In today’s second reading from the Gospel of Luke we see a worldview being changed before our very eyes. The bulk of Luke’s account of the resurrection takes the form of a story about a journey made by two disciples on their way from Jerusalem to Emmaus. Their worldview is under severe strain, because they simply can’t accommodate the fact that the one they’d hoped would be the saviour of Israel had met an ignominious death on a cross. Furthermore, reports had been received that some women had heard that this same person was now actually alive. As they walk, a mysterious stranger joins them, who encourages them to tell him all that’s happened. And it’s he, the Risen Christ, who, step by step, begins to reshape their worldview into one that can accommodate suffering and death in a new way, with resurrection then thrown in to boot. Their worldview has been shaped by their scriptures but they can’t see what the scriptures are actually saying:

‘Oh, how foolish you are, and how slow of heart to believe all that the prophets have declared. Was it not necessary that the Messiah should suffer these things and then enter into his glory?’ Then beginning with Moses and all the prophets, he interpreted to them the things about himself in all the scriptures.
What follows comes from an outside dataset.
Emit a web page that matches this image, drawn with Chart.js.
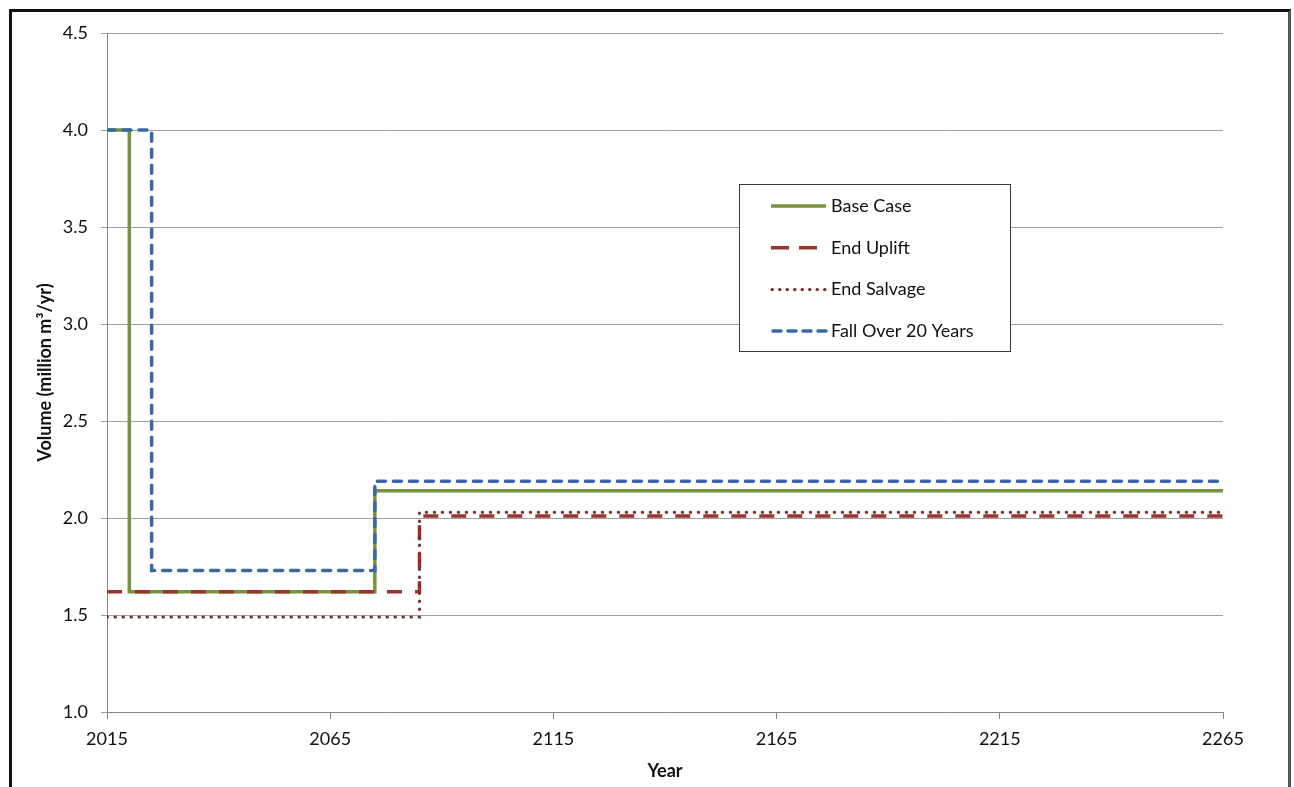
<!DOCTYPE html>
<html>
<head>
<meta charset="utf-8">
<script src="https://cdn.jsdelivr.net/npm/chart.js@4.4.0/dist/chart.umd.min.js"></script>
<style>
  html, body { margin: 0; padding: 0; background: #fff; }
  #wrap { position: relative; width: 1294px; height: 787px; overflow: hidden; }
  #frame { position: absolute; left: 9px; top: 9px; width: 1276px; height: 800px;
           border: 3px solid #111; border-right-color: #555; pointer-events: none; }
</style>
</head>
<body>
<div id="wrap">
  <canvas id="volChart"></canvas>
  <div id="frame"></div>
</div>
<script>
// step series: year where each level starts, and the level (million m3/yr)
const baseYears = [2015, 2020, 2075, 2265];
const baseVals = [4.0, 1.62, 2.14, 2.14];
const upliftYears = [2015, 2085, 2265];
const upliftVals = [1.62, 2.01, 2.01];
const salvageYears = [2015, 2085, 2265];
const salvageVals = [1.49, 2.03, 2.03];
const fallYears = [2015, 2025, 2075, 2265];
const fallVals = [4.0, 1.73, 2.19, 2.19];

const xTicks = [2015, 2065, 2115, 2165, 2215, 2265];
const yTicks = [1.0, 1.5, 2.0, 2.5, 3.0, 3.5, 4.0, 4.5];

const FONT = "Lato, 'Open Sans', sans-serif";

function pts(xs, ys) {
  return xs.map((x, i) => ({ x, y: ys[i] }));
}

// legend drawn as a boxed key inside the plot, like the original
const boxLegend = {
  id: 'boxLegend',
  afterDatasetsDraw(chart) {
    const ctx = chart.ctx;
    const bx = 739.5, by = 184.5, bw = 271, bh = 167;
    ctx.save();
    ctx.fillStyle = '#fff';
    ctx.fillRect(bx, by, bw, bh);
    ctx.strokeStyle = '#3a3a3a';
    ctx.lineWidth = 1;
    ctx.strokeRect(bx, by, bw, bh);
    chart.data.datasets.forEach((ds, i) => {
      const y = 206 + i * 41.7;
      ctx.beginPath();
      ctx.strokeStyle = ds.borderColor;
      ctx.lineWidth = ds.borderWidth;
      ctx.lineCap = ds.borderCapStyle || 'butt';
      ctx.setLineDash(ds.legendDash || ds.borderDash || []);
      ctx.moveTo(ds.legendStart || 771, y);
      ctx.lineTo(826, y);
      ctx.stroke();
      ctx.setLineDash([]);
      ctx.fillStyle = '#111';
      ctx.font = "18px " + FONT;
      ctx.textBaseline = 'middle';
      ctx.textAlign = 'left';
      ctx.fillText(ds.label, 831, y);
    });
    ctx.restore();
  }
};

const ctx = document.getElementById('volChart').getContext('2d');
new Chart(ctx, {
  type: 'line',
  data: {
    datasets: [
      {
        label: 'Base Case',
        data: pts(baseYears, baseVals),
        borderColor: '#77933C',
        borderWidth: 3.5,
        stepped: 'before',
        order: 4
      },
      {
        label: 'End Uplift',
        data: pts(upliftYears, upliftVals),
        borderColor: '#9A3431',
        borderWidth: 3.5,
        borderDash: [15, 13],
        legendDash: [18, 10],
        stepped: 'before',
        order: 3
      },
      {
        label: 'End Salvage',
        data: pts(salvageYears, salvageVals),
        borderColor: '#7E2B29',
        borderWidth: 3,
        borderDash: [0.5, 7.5],
        borderCapStyle: 'round',
        legendDash: [0.5, 7],
        legendStart: 772,
        stepped: 'before',
        order: 2
      },
      {
        label: 'Fall Over 20 Years',
        data: pts(fallYears, fallVals),
        borderColor: '#3A69A6',
        borderWidth: 3.5,
        borderDash: [8, 8],
        borderCapStyle: 'round',
        legendDash: [8, 7],
        legendStart: 773,
        stepped: 'before',
        order: 1
      }
    ]
  },
  options: {
    responsive: true,
    maintainAspectRatio: false,
    animation: false,
    layout: { padding: { left: 0, right: 71, top: 33, bottom: 0 } },
    elements: { point: { radius: 0 }, line: { tension: 0 } },
    plugins: { legend: { display: false }, tooltip: { enabled: false } },
    scales: {
      x: {
        type: 'linear',
        min: 2015,
        max: 2265,
        afterBuildTicks: s => { s.ticks = xTicks.map(v => ({ value: v })); },
        afterFit: s => { s.height = 75; },
        ticks: { color: '#111', font: { family: FONT, size: 18 }, padding: 9,
                 maxRotation: 0, callback: v => String(v) },
        grid: { drawOnChartArea: false, drawTicks: true, tickLength: 7, color: '#868686' },
        border: { color: '#868686', width: 1 },
        title: { display: true, text: 'Year', color: '#111',
                 font: { family: FONT, size: 18, weight: 'bold' }, padding: { top: 0, bottom: 5 } }
      },
      y: {
        min: 1.0,
        max: 4.5,
        afterBuildTicks: s => { s.ticks = yTicks.map(v => ({ value: v })); },
        afterFit: s => { s.width = 107; },
        ticks: { color: '#111', font: { family: FONT, size: 18 }, padding: 13,
                 callback: v => v.toFixed(1) },
        grid: { color: '#A0A0A0', tickLength: 6, lineWidth: 1 },
        border: { color: '#868686', width: 1 },
        title: { display: true, text: 'Volume (million m³/yr)', color: '#111',
                 font: { family: FONT, size: 18, weight: 'bold' }, padding: { top: 34, bottom: 0 } }
      }
    }
  },
  plugins: [boxLegend]
});
</script>
</body>
</html>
As a result of this encounter, their worldview is changed. From the perspective of resurrection, suffering and death are seen in a different light and enabled to take their place in a way that hadn’t seemed possible before.

The claim that Jesus has been raised from the dead is in itself one that many find difficult to accommodate into their worldview. It seems to go against all that’s understood about how the world works. There’s a deeper truth to which the claim points us, though, and it’s simply this. Every worldview, including the Christian one, is limited and struggles to accommodate the whole truth. At the heart of all experience, though, is a mysterious dynamic, forever reshaping things and opening up new possibilities. We’re invited to let go of all that’s limited, to die, and to have new life breathed into us, to be raised. In so doing, we discover that at the heart of everything is an eternal freshness, an openness, a newness, of which the resurrection of Jesus is the supreme sign.